Revealing the Molar Mass Dependence on Thermal, Microstructural, and Electrical Properties of Direct Arylation Polycondensation Prepared Poly(3-hexylthiophene)

Poly(3-hexylthiophene) (P3HT) is a "fruit fly" conjugated polymer in the field of organic electronics due to its simple chemical structure, decent photoelectric properties, and low cost. To date, the design of nonfullerene acceptors matching P3HT and the synthesis of high-quality P3HT via sustainable methods hold tremendous promises for advancing the P3HT solar cells.
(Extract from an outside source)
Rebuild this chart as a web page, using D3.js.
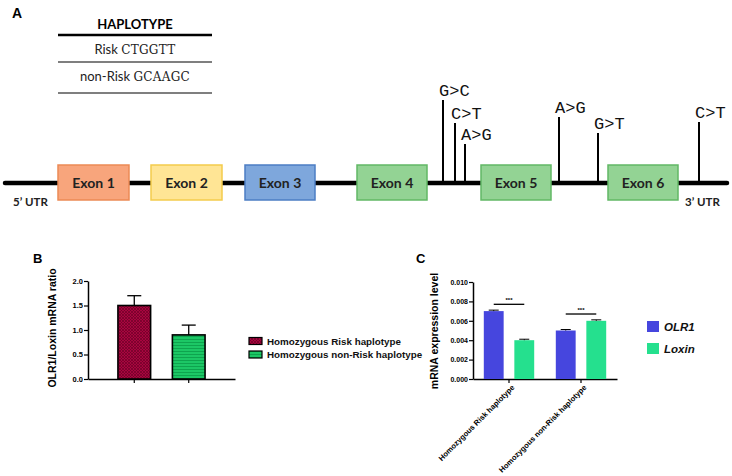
<!DOCTYPE html>
<html><head><meta charset="utf-8">
<script src="https://cdn.jsdelivr.net/npm/d3@7"></script>
<style>
body{margin:0;background:#fff;}
svg{display:block;}
</style></head>
<body>
<script>
// ---------- DATA ----------
// Panel A: haplotype table
const haplotypeHeader = "HAPLOTYPE";
const haplotypeNames = ["Risk", "non-Risk"];
const haplotypeSeqs = ["CTGGTT", "GCAAGC"];
// Panel A: gene model (schematic coordinates)
const exonNames = ["Exon 1", "Exon 2", "Exon 3", "Exon 4", "Exon 5", "Exon 6"];
const exonStart = [53, 146, 240, 352, 476, 603];
const exonEnd   = [124, 217, 310, 422, 546, 673];
const exonFill   = ["#F8A57C", "#FFE595", "#7EA7DC", "#93D394", "#93D394", "#93D394"];
const exonStroke = ["#EC8A55", "#F4CB4C", "#4C7EC4", "#62B865", "#62B865", "#62B865"];
const snpLabels = ["G>C", "C>T", "A>G", "A>G", "G>T", "C>T"];
const snpPos    = [438, 450, 460, 554, 593, 694];
const snpLevel  = [83, 60, 39, 66, 50, 61];
const utrLabels = ["5\u2019 UTR", "3\u2019 UTR"];
// Panel B
const bCategories = ["Homozygous Risk haplotype", "Homozygous non-Risk haplotype"];
const bValues = [1.5, 0.9];
const bErrors = [0.2, 0.2];
const bTicks = [0, 0.5, 1.0, 1.5, 2.0];
// Panel C
const cGroups = ["Homozygous Risk haplotype", "Homozygous non-Risk haplotype"];
const cSeries = ["OLR1", "Loxin"];
const cOLR1 = [0.007, 0.005];
const cLoxin = [0.004, 0.006];
const cErrOLR1 = [0.0001, 0.0001];
const cErrLoxin = [0.0001, 0.0001];
const cTicks = [0, 0.002, 0.004, 0.006, 0.008, 0.010];
const cSig = ["***", "***"];

// ---------- SVG ----------
const W = 732, H = 476;
const svg = d3.select("body").append("svg").attr("width", W).attr("height", H);
const defs = svg.append("defs");

// patterns
const p1 = defs.append("pattern").attr("id", "hatchRed").attr("patternUnits", "userSpaceOnUse")
  .attr("width", 3).attr("height", 3);
p1.append("rect").attr("width", 3).attr("height", 3).attr("fill", "#A8063F");
p1.append("path").attr("d", "M0,0L3,3M3,0L0,3").attr("stroke", "#6E0026").attr("stroke-width", 0.7);
const p2 = defs.append("pattern").attr("id", "hatchGreen").attr("patternUnits", "userSpaceOnUse")
  .attr("width", 4).attr("height", 3);
p2.append("rect").attr("width", 4).attr("height", 3).attr("fill", "#1CC765");
p2.append("line").attr("x1", 0).attr("x2", 4).attr("y1", 0.5).attr("y2", 0.5).attr("stroke", "#0A9A48").attr("stroke-width", 0.8);

const arialB = "Liberation Sans, Arial, sans-serif";
const lato = "Lato, 'Open Sans', sans-serif";

// ---------- PANEL A ----------
svg.append("text").attr("x", 12).attr("y", 18).attr("font-family", arialB).attr("font-weight", "bold")
  .attr("font-size", 14).text("A");

const tbl = svg.append("g");
tbl.append("text").attr("x", 135).attr("y", 29).attr("text-anchor", "middle").attr("font-family", lato)
  .attr("font-weight", "bold").attr("font-size", 13).text(haplotypeHeader);
const tblLinesY = [35, 62, 93];
tbl.selectAll("line.t").data(tblLinesY).join("line")
  .attr("x1", 58).attr("x2", 212).attr("y1", d => d).attr("y2", d => d)
  .attr("stroke", "#000").attr("stroke-width", (d, i) => i === 0 ? 2.5 : 1.2);
const rowY = [54, 81];
haplotypeNames.forEach((n, i) => {
  const t = tbl.append("text").attr("x", 135).attr("y", rowY[i]).attr("text-anchor", "middle")
    .attr("font-size", 13).attr("fill", "#222");
  t.append("tspan").attr("font-family", lato).text(n + " ");
  t.append("tspan").attr("font-family", "'DejaVu Serif', serif").attr("font-size", 12).attr("letter-spacing", 0.3).text(haplotypeSeqs[i]);
});

const geneY = 183;
const gx = d3.scaleLinear().domain([0, 722]).range([5, 727]);
const gy = d3.scaleLinear().domain([0, 100]).range([geneY, geneY - 100]);

svg.append("line").attr("x1", gx(0)).attr("x2", gx(722)).attr("y1", geneY).attr("y2", geneY)
  .attr("stroke", "#000").attr("stroke-width", 4.5).attr("stroke-linecap", "round");

// SNP stems
const snps = svg.append("g");
snpPos.forEach((p, i) => {
  snps.append("line").attr("x1", gx(p)).attr("x2", gx(p)).attr("y1", geneY).attr("y2", gy(snpLevel[i]))
    .attr("stroke", "#000").attr("stroke-width", 2);
  snps.append("text").attr("x", gx(p) - 4).attr("y", gy(snpLevel[i]) - 4)
    .attr("font-family", "'Liberation Mono', 'Courier New', monospace").attr("font-size", 17)
    .attr("fill", "#111").text(snpLabels[i]);
});

// exons
const ex = svg.append("g");
exonNames.forEach((n, i) => {
  ex.append("rect").attr("x", gx(exonStart[i])).attr("y", 165).attr("width", gx(exonEnd[i]) - gx(exonStart[i]))
    .attr("height", 35).attr("fill", exonFill[i]).attr("stroke", exonStroke[i]).attr("stroke-width", 1.5);
  ex.append("text").attr("x", (gx(exonStart[i]) + gx(exonEnd[i])) / 2).attr("y", 187.5)
    .attr("text-anchor", "middle").attr("font-family", lato).attr("font-weight", "bold").attr("font-size", 14)
    .attr("fill", "#222").text(n);
});
svg.append("text").attr("x", 13).attr("y", 206).attr("font-family", lato).attr("font-weight", "bold")
  .attr("font-size", 11.5).attr("fill", "#222").text(utrLabels[0]);
svg.append("text").attr("x", 685).attr("y", 206).attr("font-family", lato).attr("font-weight", "bold")
  .attr("font-size", 11.5).attr("fill", "#222").text(utrLabels[1]);

// ---------- PANEL B ----------
svg.append("text").attr("x", 33).attr("y", 263).attr("font-family", arialB).attr("font-weight", "bold")
  .attr("font-size", 13).text("B");
const bY = d3.scaleLinear().domain([0, 2]).range([379, 281]);
const bX = d3.scaleBand().domain(bCategories).range([88, 235]).paddingInner(0.4).paddingOuter(0.55);
const gB = svg.append("g");
const bAxis = gB.append("g").attr("transform", "translate(88,0)")
  .call(d3.axisLeft(bY).tickValues(bTicks).tickFormat(d3.format(".1f")).tickSize(4).tickSizeOuter(0));
bAxis.select(".domain").attr("stroke-width", 1.5);
bAxis.selectAll(".tick line").attr("stroke-width", 1.2);
bAxis.selectAll("text").attr("font-family", arialB).attr("font-weight", "bold").attr("font-size", 7.5).attr("dx", 2);
const bAxX = gB.append("g").attr("transform", "translate(0,379)")
  .call(d3.axisBottom(bX).tickSize(4).tickSizeOuter(0).tickFormat(""));
bAxX.select(".domain").attr("stroke-width", 1.5);
bAxX.selectAll(".tick line").attr("stroke-width", 1.2);

const bPat = ["url(#hatchRed)", "url(#hatchGreen)"];
bCategories.forEach((c, i) => {
  const cx = bX(c) + bX.bandwidth() / 2;
  gB.append("line").attr("x1", cx).attr("x2", cx).attr("y1", bY(bValues[i])).attr("y2", bY(bValues[i] + bErrors[i]))
    .attr("stroke", "#000").attr("stroke-width", 1.3);
  gB.append("line").attr("x1", cx - 7).attr("x2", cx + 7).attr("y1", bY(bValues[i] + bErrors[i])).attr("y2", bY(bValues[i] + bErrors[i]))
    .attr("stroke", "#000").attr("stroke-width", 1.3);
  gB.append("rect").attr("x", bX(c)).attr("y", bY(bValues[i])).attr("width", bX.bandwidth())
    .attr("height", bY(0) - bY(bValues[i])).attr("fill", bPat[i]).attr("stroke", "#000").attr("stroke-width", 1.6);
});
svg.append("text").attr("transform", "translate(56,328) rotate(-90)").attr("text-anchor", "middle")
  .attr("font-family", arialB).attr("font-weight", "bold").attr("font-size", 10.5).text("OLR1/Loxin mRNA ratio");
bCategories.forEach((c, i) => {
  const ly = 341 + i * 13.5;
  svg.append("rect").attr("x", 249).attr("y", ly - 3.5).attr("width", 13).attr("height", 7)
    .attr("fill", bPat[i]).attr("stroke", "#000").attr("stroke-width", 1.2);
  svg.append("text").attr("x", 267).attr("y", ly + 3.5).attr("font-family", arialB).attr("font-weight", "bold")
    .attr("font-size", 9.8).attr("fill", "#111").text(c);
});

// ---------- PANEL C ----------
svg.append("text").attr("x", 416).attr("y", 263).attr("font-family", arialB).attr("font-weight", "bold")
  .attr("font-size", 13).text("C");
const cY = d3.scaleLinear().domain([0, 0.01]).range([379, 282]);
const cX = d3.scaleBand().domain(cGroups).range([473, 617]).paddingInner(0.3).paddingOuter(0.15);
const cX1 = d3.scaleBand().domain(cSeries).range([0, cX.bandwidth()]).paddingInner(0.35);
const cColors = ["#4646DE", "#25E08E"];
const gC = svg.append("g");
const cAx = gC.append("g").attr("transform", "translate(473,0)")
  .call(d3.axisLeft(cY).tickValues(cTicks).tickFormat(d3.format(".3f")).tickSize(4).tickSizeOuter(0));
cAx.select(".domain").attr("stroke-width", 1.5);
cAx.selectAll(".tick line").attr("stroke-width", 1.2);
cAx.selectAll("text").attr("font-family", arialB).attr("font-weight", "bold").attr("font-size", 7).attr("dx", 2);
const cAxX = gC.append("g").attr("transform", "translate(0,379)")
  .call(d3.axisBottom(cX).tickSize(4).tickSizeOuter(0));
cAxX.select(".domain").attr("stroke-width", 1.5);
cAxX.selectAll(".tick line").attr("stroke-width", 1.2);
cAxX.selectAll("text").attr("font-family", arialB).attr("font-weight", "bold").attr("font-size", 7.6)
  .attr("text-anchor", "end").attr("transform", "translate(3,6) rotate(-45)").attr("dy", "0.3em").attr("y", 2);

const cVals = [cOLR1, cLoxin], cErrs = [cErrOLR1, cErrLoxin];
cGroups.forEach((g, gi) => {
  cSeries.forEach((s, si) => {
    const x0 = cX(g) + cX1(s), v = cVals[si][gi], e = cErrs[si][gi];
    const cx = x0 + cX1.bandwidth() / 2;
    gC.append("rect").attr("x", x0).attr("y", cY(v)).attr("width", cX1.bandwidth()).attr("height", cY(0) - cY(v))
      .attr("fill", cColors[si]);
    gC.append("line").attr("x1", cx - 5).attr("x2", cx + 5).attr("y1", cY(v + e)).attr("y2", cY(v + e))
      .attr("stroke", "#000").attr("stroke-width", 1);
    gC.append("line").attr("x1", cx).attr("x2", cx).attr("y1", cY(v)).attr("y2", cY(v + e))
      .attr("stroke", "#000").attr("stroke-width", 1);
  });
  const maxV = Math.max(cOLR1[gi], cLoxin[gi]);
  const sy = cY(maxV + 0.0007);
  const x1 = cX(g) + cX1("OLR1") + cX1.bandwidth() / 2, x2 = cX(g) + cX1("Loxin") + cX1.bandwidth() / 2;
  gC.append("line").attr("x1", x1).attr("x2", x2).attr("y1", sy).attr("y2", sy).attr("stroke", "#000").attr("stroke-width", 1.3);
  gC.append("text").attr("x", (x1 + x2) / 2).attr("y", sy - 2).attr("text-anchor", "middle")
    .attr("font-family", arialB).attr("font-weight", "bold").attr("font-size", 6).text(cSig[gi]);
});
svg.append("text").attr("transform", "translate(438,331) rotate(-90)").attr("text-anchor", "middle")
  .attr("font-family", arialB).attr("font-weight", "bold").attr("font-size", 10.5).text("mRNA expression level");
cSeries.forEach((s, i) => {
  const ly = 327 + i * 22;
  svg.append("rect").attr("x", 647).attr("y", ly - 6).attr("width", 12).attr("height", 11).attr("fill", cColors[i]);
  svg.append("text").attr("x", 664).attr("y", ly + 4).attr("font-family", arialB).attr("font-weight", "bold")
    .attr("font-style", "italic").attr("font-size", 11.5).attr("fill", "#111").text(s);
});
</script>
</body></html>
The use of P3HT via direct arylation polycondensation (DArP) has recently proven to be an efficient means for constructing efficient polythiophene solar cells, while the intrinsic properties of DArP prepared P3HT remain poorly understood, thus impeding further performance enhancements. Herein, six batches of P3HTs with weight-average molecular weights from 8.5 to 73.9 kg/mol were successfully synthesized via DArP, and multitechnique characterizations were employed to investigate the molecular weight effect of P3HT on its optical properties, crystallization behaviors, morphology, and electrical properties. P-52k with relatively high crystallinity and hole mobility was applied in photovoltaic devices matching a variant of the popular nonfullerene acceptor Y6. This photovoltaic combination afforded a good power conversion efficiency of over 7% in P3HT/nonfullerene solar cells. Importantly, this research not only provides insights into the physical properties of DArP prepared P3HT as a function of molecular weight but reveals the correlation between the key structure parameter and the electrical performance of P3HT for optoelectronic applications as well.